Chacun des faits énoncés est évocateur du sort fait à la République censée permettre une vie collective et individuelle sans heurts.

L’Egalité est bafouée dés lors qu’elle menace les intérêts des privilégiés.

La Fraternité est balayée dés lors qu’un président se permet de renvoyer de l’autre côté de la rue pour l’humilier ou s’en débarrasser un jeune à la recherche d’un emploi.

La Liberté n’est plus qu’un mot dés lors que celle de quelques uns passe par l’asservissement du plus grand nombre, par la violence qui mutile, estropie ou énuclée les réfractaires.

Et la laïcité est menacée dés lors qu’elle se met en travers des communautarismes auxiliaires possibles du pouvoir pour garantir l’ordre capitaliste au détriment de l’intérêt général.

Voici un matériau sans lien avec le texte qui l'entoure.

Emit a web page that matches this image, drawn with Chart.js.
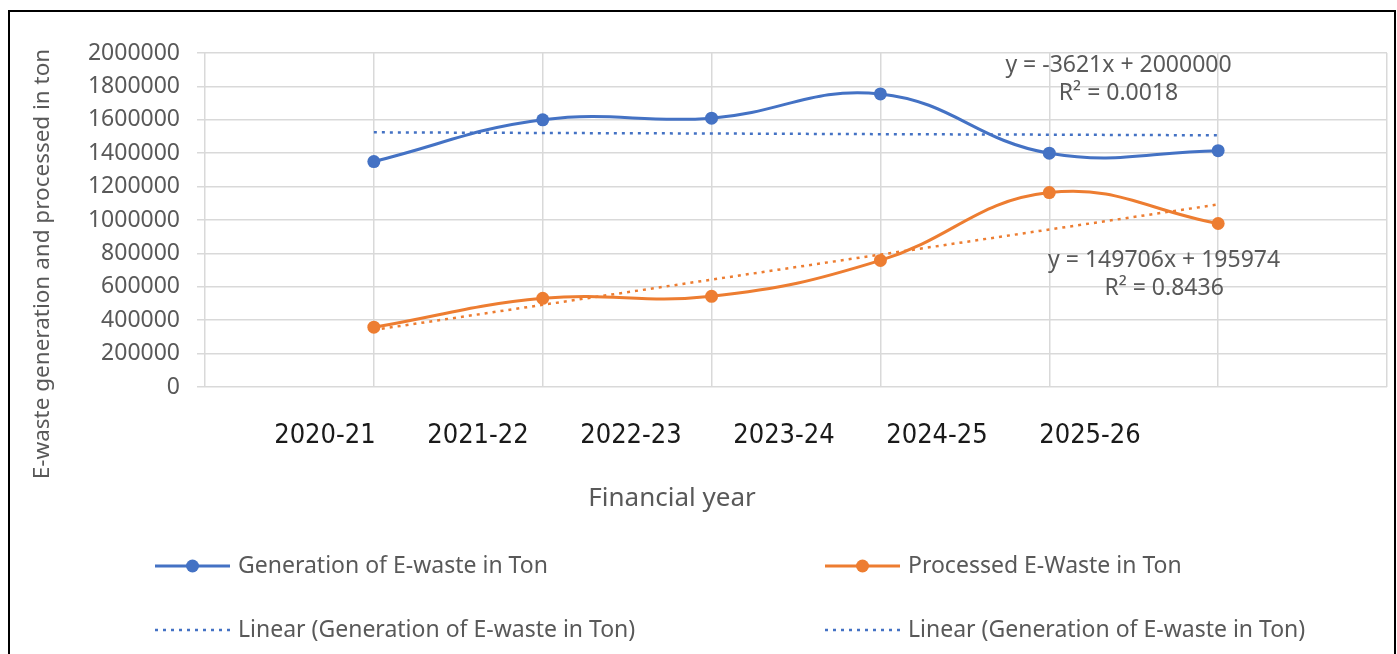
<!DOCTYPE html>
<html>
<head>
<meta charset="utf-8">
<script src="https://cdn.jsdelivr.net/npm/chart.js@4.4.1/dist/chart.umd.min.js"></script>
<style>
  html, body { margin: 0; padding: 0; background: #fff; overflow: hidden; }
  #frame { position: absolute; left: 8px; top: 10px; width: 1384px; height: 700px; border: 2px solid #000; }
  #wrap { position: relative; width: 1384px; height: 660px; }
</style>
</head>
<body>
<div id="frame"><div id="wrap"><canvas id="chart"></canvas></div></div>
<script>
const years = ["2020-21", "2021-22", "2022-23", "2023-24", "2024-25", "2025-26"];
const generation = [1350000, 1600000, 1610000, 1755000, 1400000, 1415000];
const processed = [358000, 531000, 543000, 758000, 1164000, 979000];
const generationTrend = [1525000, 1521000, 1518000, 1514000, 1511000, 1507000];
const processedTrend = [342000, 492000, 643000, 793000, 943000, 1093000];
const generationEq = ["y = -3621x + 2000000", "R² = 0.0018"];
const processedEq = ["y = 149706x + 195974", "R² = 0.8436"];
const legendLabels = [
    "Generation of E-waste in Ton",
    "Processed E-Waste in Ton",
    "Linear (Generation of E-waste in Ton)",
    "Linear (Generation of E-waste in Ton)"
];

const BLUE = "#4472C4";
const ORANGE = "#ED7D31";
const GRID = "#d9d9d9";
const GREY = "#595959";
const FONT = "'Noto Sans', 'DejaVu Sans', sans-serif";
const NARROW = "'Liberation Sans Narrow', 'DejaVu Sans Condensed', sans-serif";

const pts = arr => arr.map((v, i) => ({ x: i + 1, y: v }));

// free texts: axis titles and the trendline equations
const textPlugin = {
    id: "freeText",
    afterDraw(chart) {
        const c = chart.ctx;
        const { x, y } = chart.scales;
        c.save();
        c.fillStyle = GREY;
        c.textAlign = "center";
        c.textBaseline = "middle";

        c.font = `22.5px ${FONT}`;
        c.save();
        c.translate(33, 252);
        c.rotate(-Math.PI / 2);
        c.fillText("E-waste generation and processed in ton", 0, 0);
        c.restore();

        c.font = `26px ${FONT}`;
        c.fillText("Financial year", 662, 487);

        c.font = `23px ${FONT}`;
        c.fillText(generationEq[0], x.getPixelForValue(5.41), y.getPixelForValue(1925000));
        c.fillText(generationEq[1], x.getPixelForValue(5.41), y.getPixelForValue(1760000));
        c.fillText(processedEq[0], x.getPixelForValue(5.68), y.getPixelForValue(758000));
        c.fillText(processedEq[1], x.getPixelForValue(5.68), y.getPixelForValue(591000));
        c.restore();
    }
};

// two-column legend like the Excel one
const legendPlugin = {
    id: "gridLegend",
    afterDraw(chart) {
        const c = chart.ctx;
        const cols = [145, 815];
        const rows = [554, 618];
        const len = 75;
        c.save();
        chart.data.datasets.forEach((ds, i) => {
            const x0 = cols[i % 2];
            const y0 = rows[Math.floor(i / 2)];
            const col = ds.legendColor || ds.borderColor;
            c.strokeStyle = col;
            c.fillStyle = col;
            c.lineWidth = ds.borderWidth;
            c.setLineDash(ds.borderDash || []);
            c.beginPath();
            c.moveTo(x0, y0);
            c.lineTo(x0 + len, y0);
            c.stroke();
            c.setLineDash([]);
            if (ds.pointRadius) {
                c.beginPath();
                c.arc(x0 + len / 2, y0, ds.pointRadius, 0, Math.PI * 2);
                c.fill();
            }
            c.fillStyle = GREY;
            c.font = `23px ${FONT}`;
            c.textAlign = "left";
            c.textBaseline = "middle";
            c.fillText(legendLabels[i], x0 + len + 8, y0);
        });
        c.restore();
    }
};

new Chart(document.getElementById("chart"), {
    type: "line",
    data: {
        datasets: [
            {
                label: legendLabels[0],
                data: pts(generation),
                borderColor: BLUE,
                backgroundColor: BLUE,
                borderWidth: 3,
                pointRadius: 6.5,
                pointBorderWidth: 0,
                tension: 0.42
            },
            {
                label: legendLabels[1],
                data: pts(processed),
                borderColor: ORANGE,
                backgroundColor: ORANGE,
                borderWidth: 3,
                pointRadius: 6.5,
                pointBorderWidth: 0,
                tension: 0.42
            },
            {
                label: legendLabels[2],
                data: pts(generationTrend),
                borderColor: BLUE,
                borderWidth: 2.5,
                borderDash: [3, 5],
                pointRadius: 0,
                tension: 0
            },
            {
                label: legendLabels[3],
                data: pts(processedTrend),
                borderColor: ORANGE,
                legendColor: BLUE,
                borderWidth: 2.5,
                borderDash: [3, 5],
                pointRadius: 0,
                tension: 0
            }
        ]
    },
    options: {
        responsive: true,
        maintainAspectRatio: false,
        animation: false,
        layout: { padding: { left: 0, right: 7, top: 41, bottom: 160 } },
        plugins: {
            legend: { display: false },
            tooltip: { enabled: false }
        },
        scales: {
            x: {
                type: "linear",
                min: 0,
                max: 7,
                ticks: { display: false, stepSize: 1 },
                grid: { color: GRID, lineWidth: 1.5, drawTicks: false },
                border: { display: false },
                afterFit: s => { s.height = 0; }
            },
            x2: {
                type: "linear",
                position: "bottom",
                min: -0.784,
                max: 6.941,
                afterBuildTicks: s => { s.ticks = years.map((_, i) => ({ value: i })); },
                ticks: {
                    autoSkip: false,
                    maxRotation: 0,
                    padding: 33,
                    color: "#1a1a1a",
                    font: { family: NARROW, size: 27 },
                    callback: v => years[v]
                },
                grid: { display: false, drawTicks: false },
                border: { display: false },
                afterFit: s => { s.height = 125; }
            },
            y: {
                min: 0,
                max: 2000000,
                ticks: {
                    stepSize: 200000,
                    padding: 17,
                    color: GREY,
                    font: { family: FONT, size: 23 },
                    callback: v => String(v)
                },
                grid: { color: GRID, lineWidth: 1.5, tickLength: 8 },
                border: { display: false },
                afterFit: s => { s.width = 195; }
            }
        }
    },
    plugins: [textPlugin, legendPlugin]
});
</script>
</body>
</html>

Christophe Barbier croyait-il taper si juste en rapprochant Macron de Thiers ? D’autant qu’à quelques jours du 5 décembre, sans le vouloir, il dégage le contenu de la convergence qui demeure possible, si crainte par l’Elysée et Matignon. Les réformes gouvernementales concernent toutes tous les citoyens, sans exception, les retraites, la santé, la précarité, la possibilité de vivre décemment, tout simplement. Elles sont l’oeuvre d’une même politique, ordonnées par une même majorité, conduite par les mêmes hommes. D’ici que l’idée germe d’affronter les auteurs de cette politique et de les mettre dehors…
Cela serait le début, à l’instar de grandes dates qui jalonnent notre histoire, dont 1870 et la commune de Paris, de ce qui se nomme l’ouverture d’une crise révolutionnaire….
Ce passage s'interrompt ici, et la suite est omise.